Palisade of Portaloos awaiting sunrise at the solstice
Whether it is on site at Stonehenge, through learning sites such as this, by the University of Buckingham, through television programmes to catch the public eye, Tweets, blogs, websites or any other means, those interested in continuing to develop the story of Stonehenge now have many of the concerns of the past and many more that were not considered – will there be equal access to the monument and its facilities for, for example, people of all nations, creeds, abilities, financial means and any other considerations that are considered to need special thought? How can the custodians of such an important icon accommodate the sometimes conflicting requirements of, for example, the Druids and the osteoarchaeologists? What would be the sensitivities of female visitors form certain cultures when they find that male cleaners come into the toilets? And talking of toilets, car parks, café services and all those practical matters, how does one cater for the 200,000 visitors in the month of August and the much smaller numbers in the winter, without providing facilities which stand unused for many months of the year. Difficult though these issues are, it is the coach loads of tourists, the bus loads of school children and the thousands of other visitors who provide the funds and the raison d’etre for the centre as it tries to be.

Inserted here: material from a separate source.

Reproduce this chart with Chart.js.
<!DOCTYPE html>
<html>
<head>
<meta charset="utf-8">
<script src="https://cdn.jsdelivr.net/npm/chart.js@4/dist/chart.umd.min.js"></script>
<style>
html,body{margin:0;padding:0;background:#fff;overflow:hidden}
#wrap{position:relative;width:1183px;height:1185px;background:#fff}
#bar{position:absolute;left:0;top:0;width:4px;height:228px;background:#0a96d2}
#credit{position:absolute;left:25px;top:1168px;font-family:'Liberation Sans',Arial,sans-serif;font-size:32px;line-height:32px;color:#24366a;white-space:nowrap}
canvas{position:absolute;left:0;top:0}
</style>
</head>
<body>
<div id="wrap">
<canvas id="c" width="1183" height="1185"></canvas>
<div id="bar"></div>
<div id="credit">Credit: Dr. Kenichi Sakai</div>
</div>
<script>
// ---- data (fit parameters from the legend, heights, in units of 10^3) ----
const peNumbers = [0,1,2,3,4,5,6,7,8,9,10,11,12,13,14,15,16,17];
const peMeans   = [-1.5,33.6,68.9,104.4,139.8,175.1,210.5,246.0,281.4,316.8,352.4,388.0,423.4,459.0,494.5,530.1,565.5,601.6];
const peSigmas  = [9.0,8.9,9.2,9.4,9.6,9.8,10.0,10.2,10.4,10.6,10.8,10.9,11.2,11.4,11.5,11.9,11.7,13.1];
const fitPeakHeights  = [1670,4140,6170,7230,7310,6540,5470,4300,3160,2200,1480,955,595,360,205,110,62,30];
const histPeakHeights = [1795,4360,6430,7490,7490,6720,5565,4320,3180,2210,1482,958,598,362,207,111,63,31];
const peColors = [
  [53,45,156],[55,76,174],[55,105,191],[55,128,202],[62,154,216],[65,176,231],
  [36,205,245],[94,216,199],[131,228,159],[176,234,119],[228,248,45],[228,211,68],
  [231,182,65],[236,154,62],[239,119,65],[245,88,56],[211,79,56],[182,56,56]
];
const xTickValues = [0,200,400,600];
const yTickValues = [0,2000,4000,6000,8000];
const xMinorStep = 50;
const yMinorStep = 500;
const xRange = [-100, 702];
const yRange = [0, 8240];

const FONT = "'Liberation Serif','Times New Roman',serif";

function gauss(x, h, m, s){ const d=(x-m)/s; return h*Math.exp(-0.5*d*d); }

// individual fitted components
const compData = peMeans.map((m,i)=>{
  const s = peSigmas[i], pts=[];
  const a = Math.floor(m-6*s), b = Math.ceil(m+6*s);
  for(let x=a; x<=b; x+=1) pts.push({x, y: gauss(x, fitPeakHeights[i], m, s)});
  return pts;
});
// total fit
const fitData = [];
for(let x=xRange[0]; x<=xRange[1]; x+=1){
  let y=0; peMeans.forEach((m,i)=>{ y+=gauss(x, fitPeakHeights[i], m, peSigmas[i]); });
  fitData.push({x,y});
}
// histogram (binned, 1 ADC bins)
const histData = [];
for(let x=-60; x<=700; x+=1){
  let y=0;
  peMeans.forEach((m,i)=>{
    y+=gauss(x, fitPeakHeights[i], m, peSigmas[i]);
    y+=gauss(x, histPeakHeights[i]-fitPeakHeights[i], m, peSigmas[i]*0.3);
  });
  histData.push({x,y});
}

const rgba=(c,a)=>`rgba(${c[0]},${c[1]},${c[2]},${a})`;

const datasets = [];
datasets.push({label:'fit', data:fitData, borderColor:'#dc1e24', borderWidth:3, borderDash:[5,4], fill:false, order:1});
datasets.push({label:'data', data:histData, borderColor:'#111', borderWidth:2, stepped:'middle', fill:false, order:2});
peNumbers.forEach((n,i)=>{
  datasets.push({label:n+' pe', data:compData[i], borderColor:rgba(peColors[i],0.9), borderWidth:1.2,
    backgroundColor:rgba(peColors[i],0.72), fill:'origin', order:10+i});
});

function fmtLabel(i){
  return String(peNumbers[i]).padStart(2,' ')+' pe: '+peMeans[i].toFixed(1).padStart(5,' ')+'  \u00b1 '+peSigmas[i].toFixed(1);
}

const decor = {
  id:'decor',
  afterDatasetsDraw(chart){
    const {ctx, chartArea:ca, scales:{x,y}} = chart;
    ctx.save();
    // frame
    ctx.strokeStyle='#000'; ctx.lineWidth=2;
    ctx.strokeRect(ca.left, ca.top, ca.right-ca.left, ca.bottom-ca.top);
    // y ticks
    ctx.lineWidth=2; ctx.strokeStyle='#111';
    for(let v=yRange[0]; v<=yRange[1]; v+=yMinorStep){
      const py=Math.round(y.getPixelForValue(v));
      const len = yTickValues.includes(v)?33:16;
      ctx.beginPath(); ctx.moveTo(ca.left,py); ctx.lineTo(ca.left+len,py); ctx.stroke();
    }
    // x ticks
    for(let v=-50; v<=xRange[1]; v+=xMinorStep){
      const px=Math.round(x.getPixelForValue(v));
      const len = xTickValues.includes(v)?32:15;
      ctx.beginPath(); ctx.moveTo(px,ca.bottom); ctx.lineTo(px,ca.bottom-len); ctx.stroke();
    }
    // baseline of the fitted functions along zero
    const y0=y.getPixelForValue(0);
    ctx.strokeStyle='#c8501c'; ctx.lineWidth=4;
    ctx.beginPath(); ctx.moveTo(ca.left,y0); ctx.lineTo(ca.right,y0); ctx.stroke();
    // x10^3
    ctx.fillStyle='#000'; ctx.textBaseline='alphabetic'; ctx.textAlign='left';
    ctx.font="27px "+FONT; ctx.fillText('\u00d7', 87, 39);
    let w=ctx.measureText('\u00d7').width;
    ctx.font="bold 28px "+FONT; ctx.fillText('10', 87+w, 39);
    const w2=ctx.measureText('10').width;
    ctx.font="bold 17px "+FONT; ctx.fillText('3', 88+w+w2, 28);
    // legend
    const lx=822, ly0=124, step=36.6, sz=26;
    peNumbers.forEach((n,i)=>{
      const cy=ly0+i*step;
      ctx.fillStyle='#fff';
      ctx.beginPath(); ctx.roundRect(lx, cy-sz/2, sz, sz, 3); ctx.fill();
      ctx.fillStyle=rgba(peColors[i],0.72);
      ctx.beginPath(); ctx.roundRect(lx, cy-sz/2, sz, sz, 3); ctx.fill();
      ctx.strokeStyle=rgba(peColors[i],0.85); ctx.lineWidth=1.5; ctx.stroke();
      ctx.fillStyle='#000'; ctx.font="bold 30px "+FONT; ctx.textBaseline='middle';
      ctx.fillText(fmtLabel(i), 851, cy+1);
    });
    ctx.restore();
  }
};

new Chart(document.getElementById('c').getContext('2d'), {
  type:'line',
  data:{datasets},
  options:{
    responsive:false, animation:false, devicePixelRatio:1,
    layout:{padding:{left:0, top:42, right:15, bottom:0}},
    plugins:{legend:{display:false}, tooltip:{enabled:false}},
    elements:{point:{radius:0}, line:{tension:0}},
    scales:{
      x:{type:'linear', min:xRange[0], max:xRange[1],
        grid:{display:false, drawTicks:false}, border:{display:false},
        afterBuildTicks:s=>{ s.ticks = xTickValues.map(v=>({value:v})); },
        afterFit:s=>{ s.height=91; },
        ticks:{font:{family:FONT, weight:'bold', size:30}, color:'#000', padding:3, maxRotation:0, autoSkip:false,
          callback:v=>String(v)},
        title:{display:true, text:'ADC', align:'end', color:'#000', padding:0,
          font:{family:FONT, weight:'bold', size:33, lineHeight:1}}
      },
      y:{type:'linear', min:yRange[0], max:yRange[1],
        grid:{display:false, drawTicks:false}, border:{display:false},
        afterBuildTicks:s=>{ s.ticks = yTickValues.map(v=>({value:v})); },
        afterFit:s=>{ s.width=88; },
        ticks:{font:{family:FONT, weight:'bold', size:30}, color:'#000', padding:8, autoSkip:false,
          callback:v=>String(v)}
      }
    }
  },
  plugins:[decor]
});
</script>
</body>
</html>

Filming cheesemaking in the Neolithic Houses
And lastly I return to the Neolithic life, and the important and exciting role of experimental archaeology. There has been a realization that the best academic brain in the world cannot always deduce, from archaeological remains, the practicalities of life in an age when there was no written language for us to consult. Many theories about prehistoric life are now tested out, using materials and where possible, tools that were known to exist, or which could have been used at the relevant times. And to help bring a greater understanding of Neolithic life to the public, Stonehenge Visitor centre has teamed up with the Ancient Technology Centre (ATC) to provide a small village of houses based on those excavated at Durrington Walls. Neolithic Houses nearing completion
The houses contain the tools and possessions that would have enabled a small group, possibly a family, to get on with the ordinary business of living, and perhaps helping to provide for someone who was building Stonehenge itself. Sometimes some of the experimental archaeologists, Neolithic practitioners or Stonehenge volunteers demonstrate the skills that were once common place. Visitors come from all over the world, and often talk of the similarities between traditional homes in their countries and the Neolithic houses. Neolithic House interior, Stonehenge
Bringing all these activities together, we can see that there is still a great interest in this unique monument, and that the Story of Stonehenge is far from finished. The research, the excavations, the interpretation and the experimentation will continue to uncover new aspects of life at the time, and education, exhibition and involvement will continue to share the experience with a much wider public.